Conceptually a the properties of a bundle is the union of the properties of all
the MIs inside the bundle. So a bundle reads all the inputs that the individual
MIs read and it defines all the outputs of the individual MIs. However, this is
not correct when there are intra-bundle dependencies. e.g.
>  
> -------------------------
> | r0 = op1 r1, r2       |
> | r3 = op2 r0<kill>, #c |
> -------------------------
>  
> r0 should not be considered as a source on the bundle since it's
defined inside the bundle and its live range does not extend beyond it. Instead,
r0 is a clobber (i.e. dead def).
>  
> -------------------------
> | r0 = op1 r1, r2       |
> | r3 = op2 r0, #c       |
> -------------------------
>  ...
>      = op3 r0, 
>  
> r0 is a def, not a use.
>  
> What does this mean? It means in order for passes to operate on a bundle at
a time, it must be able to visit all the defs and uses of a bundle. We have
established that computing the defs and uses of a bundle is not as trivial as
taking the union.
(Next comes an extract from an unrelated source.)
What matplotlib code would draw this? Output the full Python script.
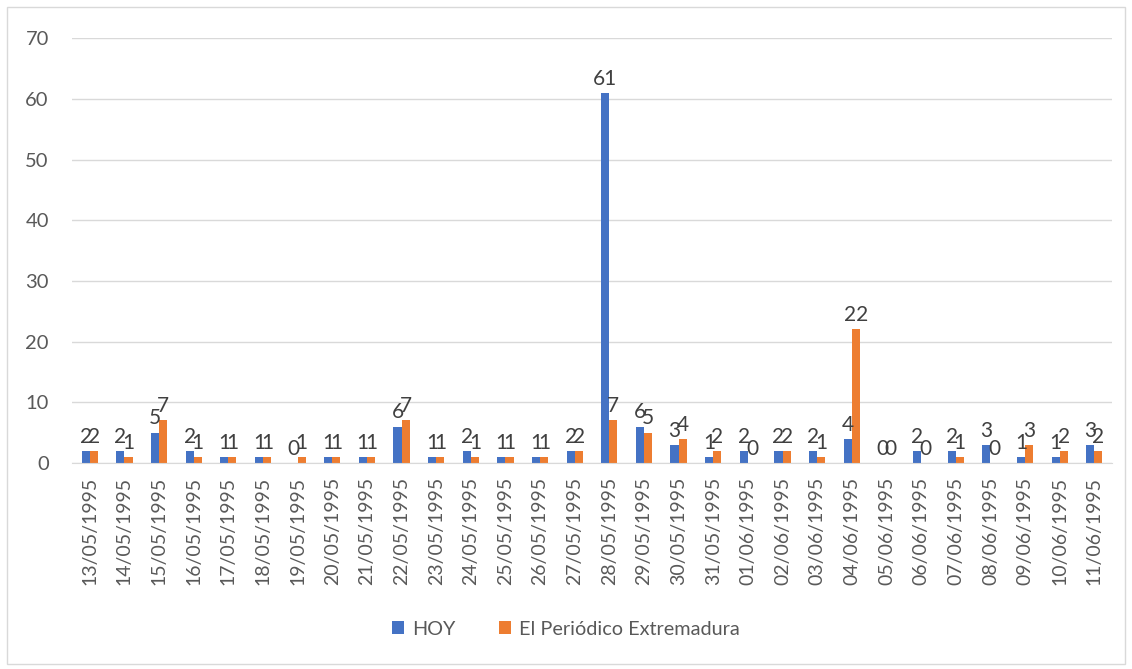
import numpy as np
import matplotlib.pyplot as plt
from matplotlib.patches import Rectangle

dates = ['13/05/1995', '14/05/1995', '15/05/1995', '16/05/1995', '17/05/1995',
         '18/05/1995', '19/05/1995', '20/05/1995', '21/05/1995', '22/05/1995',
         '23/05/1995', '24/05/1995', '25/05/1995', '26/05/1995', '27/05/1995',
         '28/05/1995', '29/05/1995', '30/05/1995', '31/05/1995', '01/06/1995',
         '02/06/1995', '03/06/1995', '04/06/1995', '05/06/1995', '06/06/1995',
         '07/06/1995', '08/06/1995', '09/06/1995', '10/06/1995', '11/06/1995']
hoy = [2, 2, 5, 2, 1, 1, 0, 1, 1, 6, 1, 2, 1, 1, 2, 61, 6, 3, 1, 2,
       2, 2, 4, 0, 2, 2, 3, 1, 1, 3]
periodico = [2, 1, 7, 1, 1, 1, 1, 1, 1, 7, 1, 1, 1, 1, 2, 7, 5, 4, 2, 0,
             2, 1, 22, 0, 0, 1, 0, 3, 2, 2]

plt.rcParams['font.family'] = ['Lato', 'DejaVu Sans']

fig = plt.figure(figsize=(11.32, 6.69), dpi=100)
ax = fig.add_axes([0.064, 0.308, 0.918, 0.635])

x = np.arange(len(dates))
w = 0.235
b1 = ax.bar(x - w / 2, hoy, w, color='#4472C4', label='HOY')
b2 = ax.bar(x + w / 2, periodico, w, color='#ED7D31', label='El Periódico Extremadura')

for bars in (b1, b2):
    ax.bar_label(bars, padding=3, fontsize=15, color='#404040')

ax.set_xlim(-0.5, len(dates) - 0.5)
ax.set_ylim(0, 70)
ax.set_yticks(range(0, 71, 10))
ax.yaxis.grid(True, color='#D9D9D9', linewidth=1)
ax.set_axisbelow(True)
for s in ['top', 'right', 'left']:
    ax.spines[s].set_visible(False)
ax.spines['bottom'].set_color('#D9D9D9')
ax.tick_params(axis='both', length=0, colors='#595959')
ax.tick_params(axis='y', labelsize=14.5, pad=17)
ax.tick_params(axis='x', labelsize=14, pad=10)
ax.set_xticks(x)
ax.set_xticklabels(dates, rotation=90)

fig.legend(loc='lower center', bbox_to_anchor=(0.5, 0.02), ncol=2, frameon=False,
           fontsize=14.3, labelcolor='#595959', handlelength=0.6, handleheight=0.6,
           columnspacing=2.2, handletextpad=0.4)

fig.patches.append(Rectangle((0.006, 0.008), 0.988, 0.982, transform=fig.transFigure,
                             fill=False, edgecolor='#D9D9D9', linewidth=1))

fig.savefig('out.png', dpi=100)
This is certainly not something we want to re-compute every
time! This requires a slight change to the bundle representation.
>  
>                      ----------------
>                      |    Bundle  * |   (A MI with special opcode
"Bundle")
>                      ----------------
>                              |
>                      ----------------
>                      |      MI    * |
>                      ----------------
>                              |
>                      ----------------
>                      |      MI    * |
>                      ----------------
>                              |
>                      ----------------
>                      |      MI      |    (no bit, this is the end of the
bundle)
>                      --------------
>                              |
>                      ----------------
>                      |    Bundle  * |   (a new bundle)
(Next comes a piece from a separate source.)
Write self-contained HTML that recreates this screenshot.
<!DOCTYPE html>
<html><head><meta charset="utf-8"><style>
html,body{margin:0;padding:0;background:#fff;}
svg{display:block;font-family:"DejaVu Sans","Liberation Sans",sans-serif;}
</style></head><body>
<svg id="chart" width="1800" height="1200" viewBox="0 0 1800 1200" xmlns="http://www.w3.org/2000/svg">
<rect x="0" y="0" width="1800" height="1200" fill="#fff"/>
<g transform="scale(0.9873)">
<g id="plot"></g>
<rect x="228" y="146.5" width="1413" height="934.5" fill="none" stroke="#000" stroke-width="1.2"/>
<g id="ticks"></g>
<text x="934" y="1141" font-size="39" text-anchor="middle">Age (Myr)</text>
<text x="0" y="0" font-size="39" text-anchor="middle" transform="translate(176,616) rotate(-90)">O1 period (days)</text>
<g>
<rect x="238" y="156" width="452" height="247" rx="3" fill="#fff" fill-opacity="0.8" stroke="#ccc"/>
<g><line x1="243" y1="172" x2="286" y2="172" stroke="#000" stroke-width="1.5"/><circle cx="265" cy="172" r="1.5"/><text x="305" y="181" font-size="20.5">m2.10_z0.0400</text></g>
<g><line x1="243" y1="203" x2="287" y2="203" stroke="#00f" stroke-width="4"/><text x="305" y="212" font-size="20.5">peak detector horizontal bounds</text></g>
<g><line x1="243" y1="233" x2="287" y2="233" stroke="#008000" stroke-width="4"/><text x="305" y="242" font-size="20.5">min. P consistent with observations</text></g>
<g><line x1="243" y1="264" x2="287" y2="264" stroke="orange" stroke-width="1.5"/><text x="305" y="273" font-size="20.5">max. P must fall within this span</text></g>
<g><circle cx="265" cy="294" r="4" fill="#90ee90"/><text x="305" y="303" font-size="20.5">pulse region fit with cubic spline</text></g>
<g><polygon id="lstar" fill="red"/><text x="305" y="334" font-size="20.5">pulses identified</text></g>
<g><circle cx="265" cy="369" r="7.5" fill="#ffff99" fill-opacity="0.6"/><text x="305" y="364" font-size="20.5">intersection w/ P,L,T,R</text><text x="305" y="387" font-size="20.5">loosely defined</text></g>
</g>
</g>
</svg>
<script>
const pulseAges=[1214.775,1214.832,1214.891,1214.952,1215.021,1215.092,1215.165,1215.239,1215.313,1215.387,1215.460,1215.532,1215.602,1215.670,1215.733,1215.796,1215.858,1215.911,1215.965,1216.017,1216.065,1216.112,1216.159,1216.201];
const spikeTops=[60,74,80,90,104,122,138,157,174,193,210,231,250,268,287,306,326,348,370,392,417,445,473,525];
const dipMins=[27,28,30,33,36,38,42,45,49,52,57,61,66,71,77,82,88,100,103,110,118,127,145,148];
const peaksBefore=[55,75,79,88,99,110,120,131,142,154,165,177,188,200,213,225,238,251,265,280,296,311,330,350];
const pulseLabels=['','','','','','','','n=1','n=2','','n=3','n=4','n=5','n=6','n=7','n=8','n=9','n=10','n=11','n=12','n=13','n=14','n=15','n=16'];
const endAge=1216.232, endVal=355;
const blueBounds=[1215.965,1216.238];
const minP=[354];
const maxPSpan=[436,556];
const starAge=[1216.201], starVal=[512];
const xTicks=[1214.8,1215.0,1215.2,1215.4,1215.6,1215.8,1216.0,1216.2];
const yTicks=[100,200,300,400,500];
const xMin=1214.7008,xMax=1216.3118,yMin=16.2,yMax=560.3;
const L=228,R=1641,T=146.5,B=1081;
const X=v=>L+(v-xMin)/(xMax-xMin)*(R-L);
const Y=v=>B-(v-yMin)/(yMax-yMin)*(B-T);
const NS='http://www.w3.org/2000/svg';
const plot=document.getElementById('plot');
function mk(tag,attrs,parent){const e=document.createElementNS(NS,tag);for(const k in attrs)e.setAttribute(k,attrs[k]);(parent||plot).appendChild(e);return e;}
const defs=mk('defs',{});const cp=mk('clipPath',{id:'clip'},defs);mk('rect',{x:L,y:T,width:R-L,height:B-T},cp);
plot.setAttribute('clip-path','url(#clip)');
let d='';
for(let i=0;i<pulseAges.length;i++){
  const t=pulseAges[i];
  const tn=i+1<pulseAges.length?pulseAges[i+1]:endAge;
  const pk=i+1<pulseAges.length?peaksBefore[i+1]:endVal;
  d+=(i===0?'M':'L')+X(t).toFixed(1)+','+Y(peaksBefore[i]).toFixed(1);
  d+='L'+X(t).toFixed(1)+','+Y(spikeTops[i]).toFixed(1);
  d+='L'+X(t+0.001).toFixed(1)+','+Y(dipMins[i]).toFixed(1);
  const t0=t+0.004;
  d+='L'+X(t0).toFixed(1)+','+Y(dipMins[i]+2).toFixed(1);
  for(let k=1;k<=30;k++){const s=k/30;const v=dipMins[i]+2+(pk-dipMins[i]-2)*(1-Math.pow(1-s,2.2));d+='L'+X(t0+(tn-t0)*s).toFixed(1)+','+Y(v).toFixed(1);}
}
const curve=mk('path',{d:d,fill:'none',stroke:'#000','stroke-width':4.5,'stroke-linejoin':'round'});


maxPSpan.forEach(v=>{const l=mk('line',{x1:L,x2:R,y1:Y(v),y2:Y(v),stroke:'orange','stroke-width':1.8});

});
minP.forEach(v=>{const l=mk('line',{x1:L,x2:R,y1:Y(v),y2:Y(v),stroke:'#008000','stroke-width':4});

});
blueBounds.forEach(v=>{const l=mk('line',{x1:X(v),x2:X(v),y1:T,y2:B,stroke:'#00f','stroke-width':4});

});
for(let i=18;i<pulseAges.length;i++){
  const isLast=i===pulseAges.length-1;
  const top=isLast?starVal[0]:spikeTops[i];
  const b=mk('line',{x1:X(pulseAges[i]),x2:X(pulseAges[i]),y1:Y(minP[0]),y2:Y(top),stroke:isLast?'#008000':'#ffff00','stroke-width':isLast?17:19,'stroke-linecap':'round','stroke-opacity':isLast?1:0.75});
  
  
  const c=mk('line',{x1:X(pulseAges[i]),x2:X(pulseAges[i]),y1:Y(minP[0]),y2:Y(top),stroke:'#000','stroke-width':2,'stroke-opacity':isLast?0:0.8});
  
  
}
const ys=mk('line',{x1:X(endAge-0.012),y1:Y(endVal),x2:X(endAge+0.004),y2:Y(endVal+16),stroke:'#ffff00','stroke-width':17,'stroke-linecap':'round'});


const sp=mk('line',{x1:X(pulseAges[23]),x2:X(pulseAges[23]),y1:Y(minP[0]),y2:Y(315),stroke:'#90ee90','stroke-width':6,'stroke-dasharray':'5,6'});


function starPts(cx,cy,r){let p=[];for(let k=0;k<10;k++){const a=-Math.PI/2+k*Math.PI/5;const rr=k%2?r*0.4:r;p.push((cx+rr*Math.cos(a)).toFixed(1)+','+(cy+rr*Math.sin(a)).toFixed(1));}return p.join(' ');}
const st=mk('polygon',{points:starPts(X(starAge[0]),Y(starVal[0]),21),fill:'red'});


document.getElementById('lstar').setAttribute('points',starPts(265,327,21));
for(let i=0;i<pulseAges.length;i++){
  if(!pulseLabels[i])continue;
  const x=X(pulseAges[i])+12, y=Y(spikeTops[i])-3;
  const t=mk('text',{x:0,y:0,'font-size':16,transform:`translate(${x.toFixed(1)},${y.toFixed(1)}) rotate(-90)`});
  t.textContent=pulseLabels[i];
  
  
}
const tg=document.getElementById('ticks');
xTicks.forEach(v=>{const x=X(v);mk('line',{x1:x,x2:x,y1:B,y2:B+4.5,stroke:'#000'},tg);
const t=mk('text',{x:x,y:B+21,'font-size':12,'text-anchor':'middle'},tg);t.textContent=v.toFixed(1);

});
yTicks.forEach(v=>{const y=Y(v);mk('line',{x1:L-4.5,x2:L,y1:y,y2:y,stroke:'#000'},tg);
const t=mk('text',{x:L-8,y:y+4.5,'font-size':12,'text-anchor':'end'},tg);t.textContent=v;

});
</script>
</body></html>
>                      ----------------
>                              |
>                      ----------------
>                      |      MI    * | 
>                      ----------------
>                              |
>                      ----------------
>                      |      MI      |
>                      ----------------
>                              |
>                             ...
>  
> The pseudo bundle instructions should be used to capture properties of the
bundle. When a bundle is finalized the packetizer must add source and def
operands to the pseudo bundle instruction. More on this later.
>  
> Other properties, such as mayLoad, mayStore, are static properties
associated with opcodes. They cannot be copied. We will add APIs to examine
properties of MIs which will do the *right thing* for bundles (i.e. look into
MIs in bundles).
>  
> Packetizing
>  
> The current MI flow looks like this:
>  
> 1. DAG to MI lowering (and pre-RA schedule)
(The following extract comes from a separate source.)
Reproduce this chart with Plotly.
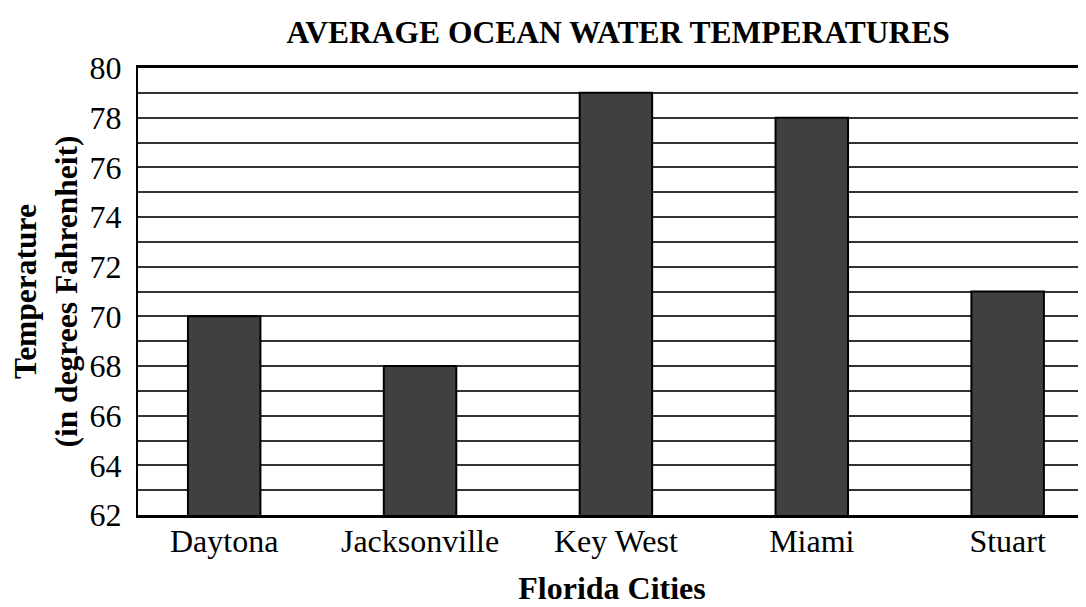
import plotly.graph_objects as go

cities = ["Daytona", "Jacksonville", "Key West", "Miami", "Stuart"]
temps = [70, 68, 79, 78, 71]
y_ticks = [62, 64, 66, 68, 70, 72, 74, 76, 78, 80]

fig = go.Figure(go.Bar(
    x=cities, y=temps,
    marker=dict(color="#404040", line=dict(color="black", width=2)),
    width=0.37,
))

fig.update_layout(
    width=1078, height=599,
    margin=dict(l=130, r=0, t=60, b=92),
    paper_bgcolor="white", plot_bgcolor="white",
    showlegend=False,
    font=dict(family="Liberation Serif, Times New Roman, serif", color="black", size=33),
    title=dict(text="<b>AVERAGE OCEAN WATER TEMPERATURES</b>", x=0.566, xanchor="center",
               y=0.96, yanchor="middle", font=dict(size=31.5)),
)
fig.update_xaxes(
    range=[-0.44, 4.4], showline=True, linecolor="black", linewidth=3, mirror=True,
    showgrid=False, ticks="", tickfont=dict(size=32), ticklabelstandoff=-4, automargin=False,
    title=dict(text="<b>Florida Cities</b>", font=dict(size=32), standoff=19),
)
fig.update_yaxes(
    range=[62, 80], tickvals=y_ticks, showline=True, linecolor="black", linewidth=2,
    showgrid=True, gridcolor="#333333", gridwidth=1.5, zeroline=False, ticks="",
    tickfont=dict(size=32), ticklabelstandoff=8, automargin=False,
    minor=dict(dtick=1, showgrid=True, gridcolor="#333333", gridwidth=1.5),
    title=dict(text="<b>Temperature<br>(in degrees Fahrenheit)</b>", font=dict(size=31.5), standoff=22),
)

fig.write_html("out.html")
> 2. MI optimizations (LICM, CSE, etc.)
> 3. Register allocation super pass
>    3a. De-ssa (2-address, phi slim)
>    3b. Coalescing
>    3c. Actual register allocation
> 4. Post-RA optimizations
> 5. PEI
> 6. Post-RA scheduling
>  
> In the hopefully not very distant future it should look like this:
>  
> 1. DAG to MI lowering (no scheduling!)
> 2. MI optimizations (LICM, CSE, etc.)
> 3. Register allocation super pass
>    3a. De-ssa (2-address, phi slim)
>    3b. Coalescing
>    3c. Pre-RA scheduling
>    3d. Actual register allocation
> 4. Post-RA optimizations
> 5. PEI
> 6. Re-schedule restores, copies
>  
> The current proposal is for "packetization" to be done as part of
the "RA super pass". Early MI optimization passes such as LICM do not
benefit from operating on bundles. Furthermore, the packetizer should not have
to know how to deal with copies which may later be coalesced, phi nodes, or
other copy like pseudo instructions.
>  
> Packetization should be done in two phases. The first part decides what MIs
should be bundled together and it add the "bits" which glued MIs
together. This can be done either before pre-RA scheduling. The second part of
the packetization should only be done after register allocation is completed.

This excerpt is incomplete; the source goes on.